Review Summary: There is a new queen in the funkhood.
Australian deep funk ensemble The Bamboos have always been well considered in the funkesphere for being able to recreate some of the core sounds of the 60s flawlessly, infusing it with modern disco, pop and cinematic psychedelia. Having landed in 2005 in Brighton based label Tru Thoughts, home of artists like Quantic and Hidden Orchestra, their first album
Step it Up introduced a band delivering some quality funk chops with the guest vocals of label mate Alice Russell. The band kept developing their peculiar blend through four fantastic albums, relying more and more on guests singers until peeking with the extraordinary
4, which not only featured a large roster of vocalists, it also showed founder guitarist Lance Ferguson and co. at the height of their songwriting game with dance floor crushers like “Tears in the Rain” and “On the Sly”.

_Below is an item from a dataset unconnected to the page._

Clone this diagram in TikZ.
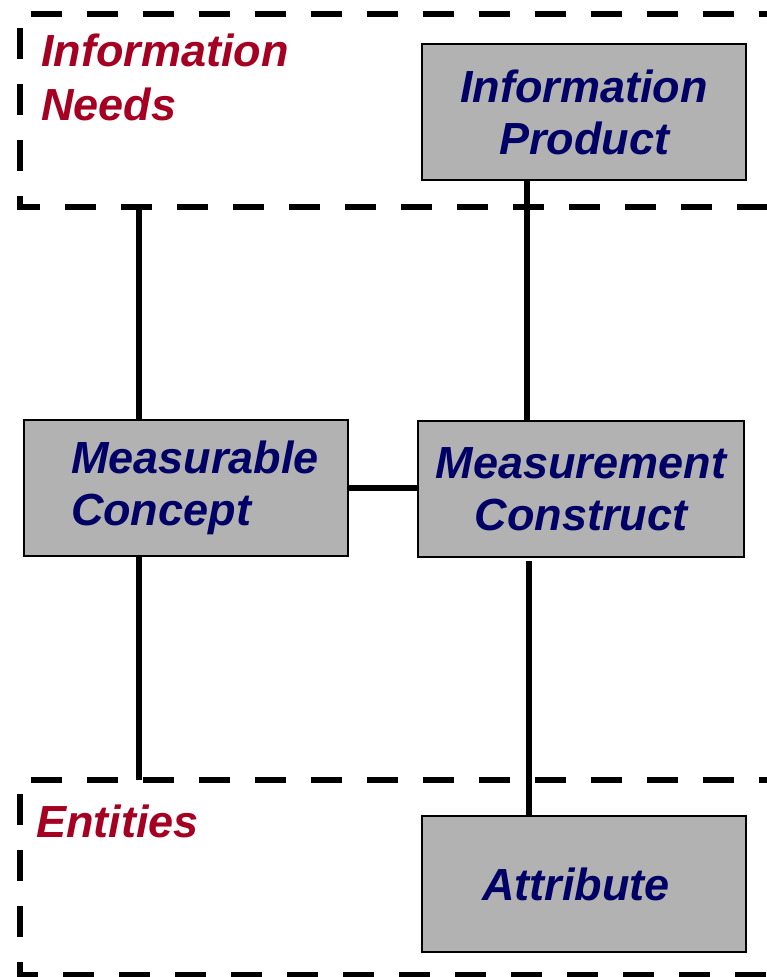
\documentclass[tikz,border=0pt]{standalone}
\usepackage{fontspec}
\setmainfont{Liberation Sans}
\usepackage{tikz}
\definecolor{boxgray}{RGB}{178,178,178}
\definecolor{boxtext}{RGB}{0,0,102}
\definecolor{regiontext}{RGB}{165,0,33}

\begin{document}
\begin{tikzpicture}[x=1pt,y=-1pt,
		box/.style={rectangle, draw=black, line width=1.8pt, fill=boxgray, inner sep=0pt, minimum width=324pt, minimum height=136pt, align=center, text=boxtext, font=\fontsize{45}{52}\selectfont\bfseries\itshape},
		region/.style={draw=black, line width=6.5pt, dash pattern=on 31pt off 25pt},
		regionlabel/.style={anchor=north west, inner sep=0pt, align=left, text=regiontext, font=\fontsize{45}{54}\selectfont\bfseries\itshape},
		link/.style={draw=black, line width=6.5pt}]
		\useasboundingbox (0,0) rectangle (767,977);
		
		\draw[region] (790,14) -| (20,207) -- (790,207);
		\draw[region] (790,780) -| (20,975) -- (790,975);
		\node[regionlabel] (needslabel) at (41,34) {Information\\Needs};
		\node[regionlabel] (entitieslabel) at (36,805) {Entities};
		\coordinate (needs) at (139,207);
		\coordinate (entities) at (139,780);
		
		\node[box] (product) at (584,112) {Information\\Product};
		\node[box, align=left, text width=230pt, inner xsep=47pt] (concept) at (186,488) {Measurable\\Concept};
		\node[box, minimum width=326pt] (construct) at (581,489) {Measurement\\Construct};
		\node[box, text width=310pt, inner xsep=7pt] (attribute) at (584,884) {Attribute\hspace*{16pt}};
		
		\draw[link] (needs) -- (needs |- concept.north);
		\draw[link] (concept.south -| entities) -- (entities);
		\draw[link] (concept.east) -- (concept.east -| construct.west);
		\draw[link] ([xshift=-57pt]product.south) -- ([xshift=-57pt]product.south |- construct.north);
		\draw[link] ([xshift=-52pt,yshift=-3pt]construct.south) -- ([xshift=-52pt]construct.south |- attribute.north);
		
		\end{tikzpicture}
\end{document}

It was in their second album,
Rawville, where a notorious voice was featured for the very first time in the single “I Don’t Wanna Stop”. Her participation in the band’s music would exponentially increase with every release, until finally stealing the show in the aforementioned
4. Among the sheer amount of vocalists that have taken part in the music of The Bamboos throughout the years, Australian diva Kylie Auldist have always felt like
THE singer of The Bamboos. Her raspy, Aretha Franklin-like torrent of voice have always felt at home with their soul & funk concoctions. In
Fever in the Road, the band’s previous album, a serious sing-off took place between Auldist and newfound pop singer Ella Thompson, where the two shared vocal duties, each one of them in half of the tracks. Where Auldist would bring that classic Bamboos sound, Thompson felt like a wonderful fling, a much needed gush of fresh air for a band maybe too comfortable in the same cycle for ten years. Thompson was a dangerous affair though, one that invited the colorful Bamboos into Thompson’s darker and dreamier influence, which on the other hand helped to spawn some fascinating tracks like the puzzling “Avenger”.

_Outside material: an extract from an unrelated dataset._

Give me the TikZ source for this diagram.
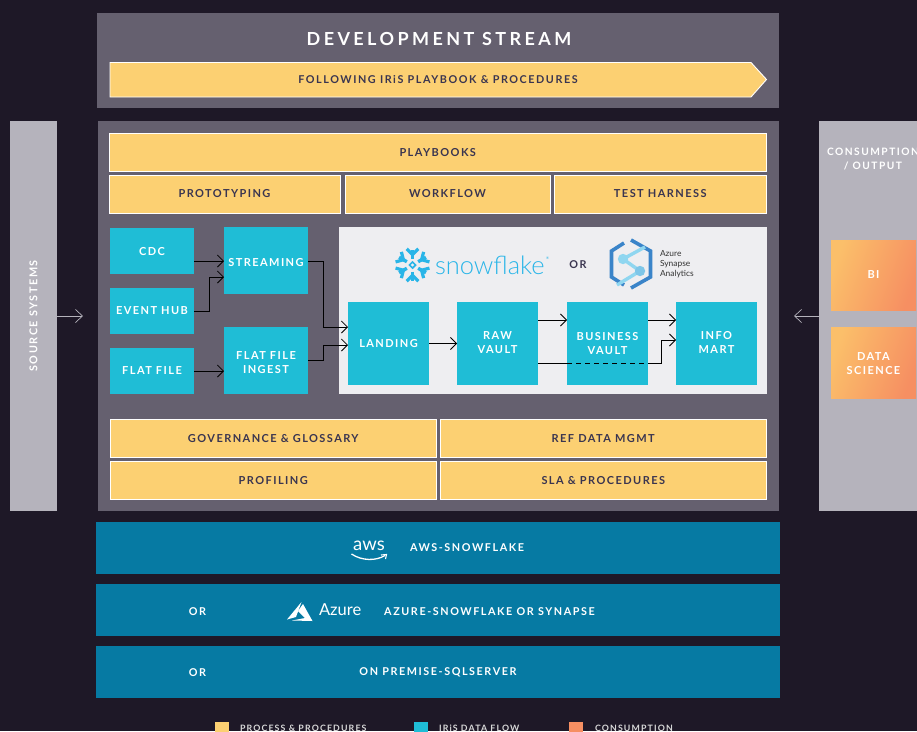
\documentclass[tikz,border=0pt]{standalone}
\usepackage{fontspec}
\usetikzlibrary{arrows.meta,calc}
\setmainfont{Lato}[LetterSpace=13]
\newfontfamily\wide{Lato}[LetterSpace=14.5]
\newfontfamily\widest{Lato}[LetterSpace=19]
\newfontfamily\logo{Lato Light}
\newfontfamily\logoreg{Lato}
\definecolor{bgc}{HTML}{1E1827}
\definecolor{panel}{HTML}{65606F}
\definecolor{sidec}{HTML}{B5B3BC}
\definecolor{yel}{HTML}{FCD072}
\definecolor{cya}{HTML}{1FBDD6}
\definecolor{teal}{HTML}{067AA3}
\definecolor{inkc}{HTML}{3A3550}
\definecolor{paper}{HTML}{EEEEF1}
\definecolor{sfblue}{HTML}{29B5E8}
\definecolor{oa}{HTML}{FBBF6A}
\definecolor{ob}{HTML}{F68F62}
\definecolor{hexb}{HTML}{3A84C9}
\definecolor{hexl}{HTML}{8FD6F0}
\tikzset{
  box/.style={inner sep=0pt,outer sep=0pt,align=center,font=\fontsize{11}{14.5}\selectfont\bfseries},
  panelbox/.style={box,fill=panel},
  sidebox/.style={box,fill=sidec},
  procbox/.style={box,fill=yel,draw=white,line width=.9pt,text=inkc},
  flowbox/.style={box,fill=cya,text=white},
  tealbox/.style={box,fill=teal},
  consbox/.style={box,left color=oa,right color=ob,shading angle=70,text=white},
  lab/.style={inner sep=0pt,outer sep=0pt,align=center,text=white,font=\fontsize{10.8}{14}\selectfont\bfseries\wide},
  flow/.style={draw=black,line width=.9pt,-{Straight Barb[length=6pt,width=12pt,line width=.8pt]}},
  plainflow/.style={draw=black,line width=.9pt},
  sidearrow/.style={draw=sidec,line width=.8pt,-{Straight Barb[length=7pt,width=13pt,line width=.7pt]}},
}
% name, x0, y0, x1, y1, style, text
\newcommand{\bx}[7]{\node[#6,minimum width={(#4-#2)*1pt},minimum height={(#5-#3)*1pt}] (#1) at ({(#2+#4)/2},{(#3+#5)/2}) {#7};}
\newcommand{\dn}[2]{\raisebox{-#1pt}[\height][\depth]{#2}}
\begin{document}
\begin{tikzpicture}[x=1pt,y=-1pt]
\useasboundingbox (0,0) rectangle (917,731);
\clip (0,0) rectangle (917,731);
\fill[bgc] (0,0) rectangle (917,731);
% panels
\bx{dev}{97}{13}{779}{108}{panelbox}{}
\bx{main}{98}{121}{779}{511}{panelbox}{}
\bx{src}{10}{121}{57}{511}{sidebox}{}
\bx{cons}{819}{121}{917}{511}{sidebox}{}
\node[lab,font=\fontsize{18}{20}\selectfont\bfseries\widest] (devt) at (439,38.5) {DEVELOPMENT STREAM};
% banner
\draw[fill=yel,draw=white,line width=.9pt] (110,62.5) -- (751,62.5) -- (766.5,79.5) -- (751,97) -- (110,97) -- cycle;
\node[lab,text=inkc] (bant) at (438,79.5) {FOLLOWING IRiS PLAYBOOK \& PROCEDURES};
% process
\bx{play}{109}{133}{766.5}{171}{procbox}{\dn{1}{PLAYBOOKS}}
\bx{proto}{109}{175}{340}{213}{procbox}{PROTOTYPING}
\bx{wf}{345}{175}{550}{213}{procbox}{WORKFLOW}
\bx{test}{554}{175}{766.5}{213}{procbox}{TEST HARNESS}
\bx{gov}{110}{419}{436.5}{457}{procbox}{\dn{1}{GOVERNANCE \& GLOSSARY}}
\bx{ref}{440}{419}{766.5}{457}{procbox}{\dn{1}{REF DATA MGMT}}
\bx{prof}{110}{461}{436.5}{499}{procbox}{\dn{1}{PROFILING}}
\bx{sla}{440}{461}{766.5}{499}{procbox}{\dn{1}{SLA \& PROCEDURES}}
% white panel
\bx{wh}{339}{227}{767}{394}{box,fill=paper}{}
% flow boxes
\bx{cdc}{110}{228}{194}{274}{flowbox}{\dn{1}{CDC}}
\bx{hub}{110}{288}{194}{334}{flowbox}{EVENT HUB}
\bx{ff}{110}{348}{194}{394}{flowbox}{FLAT FILE}
\bx{str}{224}{227}{308}{294}{flowbox}{\dn{2}{STREAMING}}
\bx{ing}{224}{327}{308}{394}{flowbox}{\dn{2}{\shortstack{FLAT FILE\\[2.5pt]INGEST}}}
\bx{land}{348}{302}{429}{385}{flowbox}{LANDING}
\bx{raw}{457}{302}{538}{385}{flowbox}{\dn{-1}{\shortstack{RAW\\[2.5pt]VAULT}}}
\bx{biz}{567}{302}{648}{385}{flowbox}{BUSINESS\\VAULT}
\bx{info}{676}{302}{757}{385}{flowbox}{\dn{-1}{\shortstack{INFO\\[2.5pt]MART}}}
% connectors
\coordinate (a1) at ([yshift=-10pt]cdc.east);
\draw[flow] (a1) -- (a1 -| str.west);
\coordinate (a2) at ([yshift=-.5pt]hub.east);
\coordinate (a2t) at ([yshift=-16.5pt]str.west);
\draw[flow] (a2) -- ++(15,0) |- (a2t);
\coordinate (a3) at ([yshift=0pt]ff.east);
\draw[flow] (a3) -- (a3 -| ing.west);
\coordinate (a4) at ([yshift=-.5pt]str.east);
\coordinate (a4t) at ([yshift=16.5pt]land.west);
\draw[flow] (a4) -- ++(15,0) |- (a4t);
\coordinate (a5) at ([yshift=0pt]ing.east);
\coordinate (a5t) at ([yshift=-1.5pt]land.west);
\draw[flow] (a5) -- ++(15,0) |- (a5t);
\draw[flow] (land.east) -- (land.east -| raw.west);
\coordinate (a6) at ([yshift=23.5pt]raw.east);
\draw[flow] (a6) -- (a6 -| biz.west);
\coordinate (a7) at ([yshift=-19.5pt]raw.east);
\coordinate (a7b) at ([yshift=-19.5pt]biz.west);
\coordinate (a7c) at ([yshift=-19.5pt]biz.east);
\coordinate (a7t) at ([yshift=3.5pt]info.west);
\draw[plainflow] (a7) -- (a7b);
\draw[plainflow,dashed,dash pattern=on 5pt off 4pt] (a7b) -- (a7c);
\draw[flow] (a7c) -- ++(13,0) |- (a7t);
\coordinate (a8) at ([yshift=23.5pt]biz.east);
\draw[flow] (a8) -- (a8 -| info.west);
% side arrows
\coordinate (sb) at (83,316);
\draw[sidearrow] (src.east |- sb) -- (sb);
\coordinate (sc) at (794,316);
\draw[sidearrow] (cons.west |- sc) -- (sc);
% side text
\node[lab,rotate=90] (srct) at (33.5,316) {SOURCE SYSTEMS};
\node[lab,font=\fontsize{10.2}{14}\selectfont\bfseries\wide] (const) at (873,159) {CONSUMPTION\\/ OUTPUT};
\bx{bi}{831}{240}{916}{310}{consbox}{BI}
\bx{ds}{831}{327}{916}{398}{consbox}{\dn{1}{\shortstack{DATA\\[2.5pt]SCIENCE}}}
% snowflake logo
\begin{scope}[shift={(412.5,265)},draw=sfblue,line width=3.4pt]
\foreach \a in {30,90,150,210,270,330}{
  \begin{scope}[rotate=\a]
  \draw (6.5,0) -- (15.5,0);
  \draw[line width=3.2pt] (16.2,-5.8) -- (10.5,0) -- (16.2,5.8);
  \end{scope}
}
\draw[line width=1.6pt,rotate=45] (-2.2,-2.2) rectangle (2.2,2.2);
\end{scope}
\node[inner sep=0pt,outer sep=0pt,anchor=base west,text=sfblue,font=\fontsize{25.5}{26}\selectfont\logo] (sft) at (435,274) {snowflake};
\node[inner sep=0pt,outer sep=0pt,text=sfblue,font=\fontsize{3.5}{4}\selectfont\logoreg] (sfr) at (547.5,258) {®};
\node[lab,text=inkc] (ort) at (578,264.5) {OR};
% synapse logo
\begin{scope}[shift={(631,264)}]
\draw[hexb,line width=3.6pt] (-7,-21) -- (-19.5,-13) -- (-19.5,13) -- (-7,21);
\draw[hexb,line width=3.6pt] (0,-24) -- (19.5,-13) -- (19.5,13) -- (0,24);
\draw[hexl,line width=3.4pt] (14,-17) -- (-8,-5) -- (9,7) -- (-14,21);
\fill[hexl] (-8,-5) circle (5.2);
\fill[hexl!80!hexb] (9,7) circle (5.2);
\end{scope}
\node[inner sep=0pt,outer sep=0pt,anchor=west,align=left,text=black!80,font=\fontsize{8.4}{10}\selectfont\logoreg] (synt) at (660,264.5) {Azure\\Synapse\\Analytics};
% bottom bars
\bx{b1}{96}{522}{780}{574}{tealbox}{}
\bx{b2}{96}{584}{780}{636}{tealbox}{}
\bx{b3}{96}{646}{780}{698}{tealbox}{}
\node[inner sep=0pt,outer sep=0pt,text=white,font=\fontsize{18.5}{19}\selectfont\logoreg] (awst) at (369,546) {aws};
\draw[white,line width=1.3pt] (351.5,554) .. controls (362,561) and (376,561) .. (385,555.5);
\draw[white,line width=1.1pt] (381,555) -- (386.5,554.5) -- (385.5,559);
\node[lab] (t1) at (467,548) {AWS-SNOWFLAKE};
\node[lab] (o2) at (197.5,611.5) {OR};
\fill[white] (287,619.5) -- (301.5,602) -- (296,617) -- cycle;
\fill[white] (303,604) -- (312.5,621) -- (292,620.5) -- (305,618) -- (298,611) -- cycle;
\node[inner sep=0pt,outer sep=0pt,anchor=west,text=white,font=\fontsize{16.5}{17}\selectfont\logoreg] (azt) at (319,610) {Azure};
\node[lab] (t2) at (489.5,611.5) {AZURE-SNOWFLAKE OR SYNAPSE};
\node[lab] (o3) at (197.5,672.5) {OR};
\node[lab] (t3) at (438,672.5) {ON PREMISE-SQLSERVER};
% legend
\bx{l1}{215}{722}{229}{736}{box,fill=yel}{}
\bx{l2}{414}{722}{428}{736}{box,fill=cya}{}
\bx{l3}{569}{722}{583}{736}{box,fill=ob}{}
\tikzset{legt/.style={lab,anchor=west,text=white!85!black,font=\fontsize{8.8}{10}\selectfont\bfseries}}
\node[legt] (lt1) at (240,728.5) {PROCESS \& PROCEDURES};
\node[legt] (lt2) at (439,728.5) {IRiS DATA FLOW};
\node[legt] (lt3) at (595,728.5) {CONSUMPTION};
\end{tikzpicture}
\end{document}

It took 5 years to know the outcome of that battle for the future of The Bamboos. Not only Auldist seems to have rised victorious, she has somehow managed to become the axis of the band. Yes,
Night Time People is an album constructed and executed around the unmistakably wonderful voice of Kylie Auldist. The instrumental incursions the band used to dwell in their first outcomes have been reduced to one and only track, a homage to the Black Mirror episode of the same name, “San Junipero”, while extra guest vocalists J-Live, Urthboy and Teesy have been relegated to three (dope) versions of the splendid closer “Broken”, placed mercilessly in the album’s tail.
First single and opener “Lit Up” quickly shows The Bamboos haven’t lost any of their magic: rythmic brass stomping their way at the beat of the kick drum for ol’ times sake and Kylie unchained in a phenomenal chorus. “Stranded” and “Salvage Rites” show the band taking a poppier and more laid back approach, with the first one riding on a drum and bass beat to to the band’s most atmospherical approach up to date. “Golden Ticket” displays what The Bamboos know how to do best, sweet and sticky melodies over a jittery funk pattern.
Night Time People’s first half closes almost untarnished but it’s from the title and fifth track, “Night Time People”, where the album starts to slowly unveil its only flaw. The inclusion of a good and well assorted number of singers in every release is something that has always benefitted greatly the music of The Bamboos throughout their career, but in
Night Time People that has been dismissed in favor of a blind and absolute trust in Kylie Auldist as the driving force of the album. By the time tracks like “Backfire” or “You Should’ve Been Mine” hit, The Bamboos’ newest output is already suffering this. What the band have gained in consistency and identity, they have lost it in diversity and freshness and, while it’s definitely not something that drags the album anywhere near the moving sands of boredom, it would have been interesting to see the band risking their safe space once again, like they did in the past with singers like Ella Thompson.
All in all,
Night Time People is a solid comeback for one of the most captivating groups in today’s funk and soul scene, a backbone twisting slab of pop colored funk that reaffirms The Bamboos in their rich and unique sound while keeping their hefty and rich legacy intact.